**WORK REQUIRED:**
Begin at the first line of the data and copy each line through the one containing "const xMinor = [200, 400, 500, 600, 700, 800, 900, 2000];", that line included, with no pictures.

**INFORMATION SHOWN:**

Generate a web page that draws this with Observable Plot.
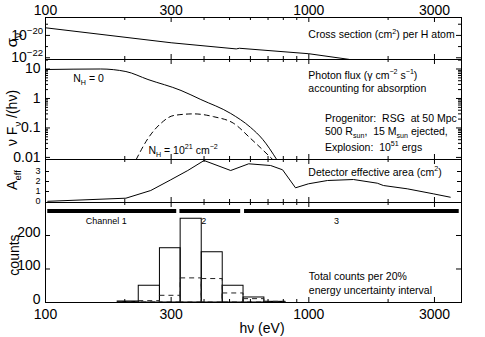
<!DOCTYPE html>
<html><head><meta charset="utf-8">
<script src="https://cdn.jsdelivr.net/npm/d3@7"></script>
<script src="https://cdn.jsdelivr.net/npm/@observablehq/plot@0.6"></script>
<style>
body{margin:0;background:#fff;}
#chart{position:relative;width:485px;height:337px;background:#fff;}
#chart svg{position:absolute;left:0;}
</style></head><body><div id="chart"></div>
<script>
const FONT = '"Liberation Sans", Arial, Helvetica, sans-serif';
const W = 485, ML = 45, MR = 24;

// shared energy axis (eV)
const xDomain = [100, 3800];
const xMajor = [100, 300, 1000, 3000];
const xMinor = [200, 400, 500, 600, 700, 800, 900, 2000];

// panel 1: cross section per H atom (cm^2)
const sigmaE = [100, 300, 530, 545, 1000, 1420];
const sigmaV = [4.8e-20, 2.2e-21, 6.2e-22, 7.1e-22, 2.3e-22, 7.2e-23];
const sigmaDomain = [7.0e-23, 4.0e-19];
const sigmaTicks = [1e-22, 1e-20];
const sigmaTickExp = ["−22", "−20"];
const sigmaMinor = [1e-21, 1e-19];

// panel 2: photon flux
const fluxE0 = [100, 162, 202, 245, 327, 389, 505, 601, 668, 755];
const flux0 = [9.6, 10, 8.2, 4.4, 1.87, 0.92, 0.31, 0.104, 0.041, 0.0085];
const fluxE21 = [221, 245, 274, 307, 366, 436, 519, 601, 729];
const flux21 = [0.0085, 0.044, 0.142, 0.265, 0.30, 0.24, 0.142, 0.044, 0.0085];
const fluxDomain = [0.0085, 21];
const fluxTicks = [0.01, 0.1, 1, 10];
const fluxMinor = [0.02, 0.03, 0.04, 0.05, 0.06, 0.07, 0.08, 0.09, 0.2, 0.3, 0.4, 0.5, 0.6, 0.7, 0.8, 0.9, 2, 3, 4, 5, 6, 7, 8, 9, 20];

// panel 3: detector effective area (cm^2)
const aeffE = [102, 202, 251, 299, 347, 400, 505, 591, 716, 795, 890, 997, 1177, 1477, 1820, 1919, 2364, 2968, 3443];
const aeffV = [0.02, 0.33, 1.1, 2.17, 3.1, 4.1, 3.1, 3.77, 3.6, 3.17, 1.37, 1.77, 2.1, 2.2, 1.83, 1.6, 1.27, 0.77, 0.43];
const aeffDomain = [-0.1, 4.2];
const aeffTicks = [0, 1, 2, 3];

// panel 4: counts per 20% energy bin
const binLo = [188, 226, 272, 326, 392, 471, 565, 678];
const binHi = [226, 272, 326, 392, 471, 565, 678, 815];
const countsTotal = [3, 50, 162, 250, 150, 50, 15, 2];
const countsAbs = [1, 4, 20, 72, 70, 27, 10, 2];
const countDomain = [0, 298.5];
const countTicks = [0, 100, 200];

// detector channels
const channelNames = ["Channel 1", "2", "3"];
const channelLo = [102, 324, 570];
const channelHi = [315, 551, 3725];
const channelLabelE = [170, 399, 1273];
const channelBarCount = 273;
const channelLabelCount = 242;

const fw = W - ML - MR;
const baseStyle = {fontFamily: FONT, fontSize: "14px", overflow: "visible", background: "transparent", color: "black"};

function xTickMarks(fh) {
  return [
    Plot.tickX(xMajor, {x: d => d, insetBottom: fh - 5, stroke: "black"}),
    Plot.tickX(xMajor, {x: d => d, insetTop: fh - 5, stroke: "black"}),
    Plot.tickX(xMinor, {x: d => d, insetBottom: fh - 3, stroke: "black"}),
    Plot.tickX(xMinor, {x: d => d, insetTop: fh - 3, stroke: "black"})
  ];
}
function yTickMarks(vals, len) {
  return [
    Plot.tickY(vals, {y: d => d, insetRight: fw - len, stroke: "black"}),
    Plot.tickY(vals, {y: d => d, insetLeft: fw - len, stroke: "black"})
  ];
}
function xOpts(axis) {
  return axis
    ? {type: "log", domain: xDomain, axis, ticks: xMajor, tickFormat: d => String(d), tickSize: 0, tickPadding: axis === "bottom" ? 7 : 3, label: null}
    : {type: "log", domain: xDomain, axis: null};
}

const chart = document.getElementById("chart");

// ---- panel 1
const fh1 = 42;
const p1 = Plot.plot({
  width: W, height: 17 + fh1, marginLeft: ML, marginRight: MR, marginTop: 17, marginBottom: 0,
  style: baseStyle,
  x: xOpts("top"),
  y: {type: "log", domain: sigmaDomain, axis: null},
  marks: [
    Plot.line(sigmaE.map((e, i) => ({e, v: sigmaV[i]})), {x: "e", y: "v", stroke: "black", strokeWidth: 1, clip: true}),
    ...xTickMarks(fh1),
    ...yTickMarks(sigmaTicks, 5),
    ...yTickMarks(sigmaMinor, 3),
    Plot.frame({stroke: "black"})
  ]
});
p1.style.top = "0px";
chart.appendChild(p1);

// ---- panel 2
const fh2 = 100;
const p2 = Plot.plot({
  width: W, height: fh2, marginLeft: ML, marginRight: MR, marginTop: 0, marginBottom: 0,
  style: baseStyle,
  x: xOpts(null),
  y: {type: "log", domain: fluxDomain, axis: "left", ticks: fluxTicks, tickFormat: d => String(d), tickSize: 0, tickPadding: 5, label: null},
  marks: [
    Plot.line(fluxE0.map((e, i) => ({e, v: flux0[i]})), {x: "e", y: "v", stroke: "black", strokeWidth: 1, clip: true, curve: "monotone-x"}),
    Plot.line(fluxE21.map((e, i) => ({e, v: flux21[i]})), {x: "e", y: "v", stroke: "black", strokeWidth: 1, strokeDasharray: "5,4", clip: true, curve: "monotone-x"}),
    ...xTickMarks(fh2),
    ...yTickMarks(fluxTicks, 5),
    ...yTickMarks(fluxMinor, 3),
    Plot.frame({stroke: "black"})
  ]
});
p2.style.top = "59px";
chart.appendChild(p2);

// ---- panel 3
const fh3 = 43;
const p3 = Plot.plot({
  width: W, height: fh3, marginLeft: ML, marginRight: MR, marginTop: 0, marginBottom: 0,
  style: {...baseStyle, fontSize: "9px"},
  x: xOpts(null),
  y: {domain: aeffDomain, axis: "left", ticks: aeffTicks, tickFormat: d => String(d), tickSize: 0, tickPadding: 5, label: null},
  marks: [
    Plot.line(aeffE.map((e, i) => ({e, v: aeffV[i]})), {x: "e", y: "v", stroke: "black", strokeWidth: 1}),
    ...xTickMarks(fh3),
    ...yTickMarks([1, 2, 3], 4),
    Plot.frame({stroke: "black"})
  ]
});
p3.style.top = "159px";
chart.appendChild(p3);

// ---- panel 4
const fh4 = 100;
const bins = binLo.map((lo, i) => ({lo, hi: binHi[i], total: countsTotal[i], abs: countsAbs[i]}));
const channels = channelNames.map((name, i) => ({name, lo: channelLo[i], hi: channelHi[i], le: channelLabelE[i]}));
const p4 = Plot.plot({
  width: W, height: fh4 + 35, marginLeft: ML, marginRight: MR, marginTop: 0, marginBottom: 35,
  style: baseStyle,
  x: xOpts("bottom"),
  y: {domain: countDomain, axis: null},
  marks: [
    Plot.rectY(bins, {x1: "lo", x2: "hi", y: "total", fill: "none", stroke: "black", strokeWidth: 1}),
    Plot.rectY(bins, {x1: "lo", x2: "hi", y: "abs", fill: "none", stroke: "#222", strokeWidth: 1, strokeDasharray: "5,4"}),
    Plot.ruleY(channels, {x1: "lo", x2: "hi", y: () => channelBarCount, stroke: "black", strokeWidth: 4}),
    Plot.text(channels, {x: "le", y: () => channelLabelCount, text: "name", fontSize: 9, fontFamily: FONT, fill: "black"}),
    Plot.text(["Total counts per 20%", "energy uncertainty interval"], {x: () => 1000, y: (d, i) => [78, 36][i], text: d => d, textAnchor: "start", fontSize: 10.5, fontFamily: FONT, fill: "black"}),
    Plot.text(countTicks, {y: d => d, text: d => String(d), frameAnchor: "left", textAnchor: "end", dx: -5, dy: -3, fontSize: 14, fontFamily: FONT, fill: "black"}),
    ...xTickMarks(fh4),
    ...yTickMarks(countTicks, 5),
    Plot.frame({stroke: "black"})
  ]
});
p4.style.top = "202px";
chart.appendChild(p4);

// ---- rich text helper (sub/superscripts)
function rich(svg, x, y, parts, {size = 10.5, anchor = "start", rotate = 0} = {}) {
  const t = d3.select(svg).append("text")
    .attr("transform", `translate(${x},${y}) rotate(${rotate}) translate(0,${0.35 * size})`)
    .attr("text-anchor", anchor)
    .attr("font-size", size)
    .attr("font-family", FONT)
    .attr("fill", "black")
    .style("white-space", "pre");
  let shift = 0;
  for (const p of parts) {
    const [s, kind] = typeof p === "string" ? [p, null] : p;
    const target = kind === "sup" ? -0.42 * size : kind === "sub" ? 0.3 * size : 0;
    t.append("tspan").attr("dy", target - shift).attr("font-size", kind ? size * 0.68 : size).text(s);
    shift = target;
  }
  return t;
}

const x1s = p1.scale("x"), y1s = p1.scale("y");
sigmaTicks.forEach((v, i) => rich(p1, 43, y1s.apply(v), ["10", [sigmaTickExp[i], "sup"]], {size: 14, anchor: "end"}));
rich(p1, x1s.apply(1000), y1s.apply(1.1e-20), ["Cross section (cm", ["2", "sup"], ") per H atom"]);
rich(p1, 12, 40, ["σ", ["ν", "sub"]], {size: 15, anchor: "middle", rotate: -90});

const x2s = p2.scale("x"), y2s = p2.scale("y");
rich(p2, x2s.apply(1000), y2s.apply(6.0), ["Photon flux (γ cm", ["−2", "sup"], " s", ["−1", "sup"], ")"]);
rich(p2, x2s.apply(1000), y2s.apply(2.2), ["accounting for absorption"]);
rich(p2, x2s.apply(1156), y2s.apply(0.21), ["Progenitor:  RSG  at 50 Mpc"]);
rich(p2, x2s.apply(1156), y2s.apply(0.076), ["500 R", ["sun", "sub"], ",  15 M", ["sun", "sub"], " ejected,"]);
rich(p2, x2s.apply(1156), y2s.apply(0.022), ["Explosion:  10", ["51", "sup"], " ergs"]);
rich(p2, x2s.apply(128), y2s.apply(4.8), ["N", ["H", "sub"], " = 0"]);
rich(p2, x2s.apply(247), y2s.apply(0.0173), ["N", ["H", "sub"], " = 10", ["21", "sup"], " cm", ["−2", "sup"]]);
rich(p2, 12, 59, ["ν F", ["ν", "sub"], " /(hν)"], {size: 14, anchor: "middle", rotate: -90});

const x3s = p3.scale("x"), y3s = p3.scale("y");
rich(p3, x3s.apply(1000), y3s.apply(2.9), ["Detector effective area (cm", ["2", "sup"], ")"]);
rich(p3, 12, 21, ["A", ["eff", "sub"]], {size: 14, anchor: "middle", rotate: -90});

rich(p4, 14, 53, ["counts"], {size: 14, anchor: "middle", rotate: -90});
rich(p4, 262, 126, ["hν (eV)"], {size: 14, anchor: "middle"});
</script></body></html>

**OUTPUT BELOW:**
Generate a web page that draws this with Observable Plot.
<!DOCTYPE html>
<html><head><meta charset="utf-8">
<script src="https://cdn.jsdelivr.net/npm/d3@7"></script>
<script src="https://cdn.jsdelivr.net/npm/@observablehq/plot@0.6"></script>
<style>
body{margin:0;background:#fff;}
#chart{position:relative;width:485px;height:337px;background:#fff;}
#chart svg{position:absolute;left:0;}
</style></head><body><div id="chart"></div>
<script>
const FONT = '"Liberation Sans", Arial, Helvetica, sans-serif';
const W = 485, ML = 45, MR = 24;

// shared energy axis (eV)
const xDomain = [100, 3800];
const xMajor = [100, 300, 1000, 3000];
const xMinor = [200, 400, 500, 600, 700, 800, 900, 2000];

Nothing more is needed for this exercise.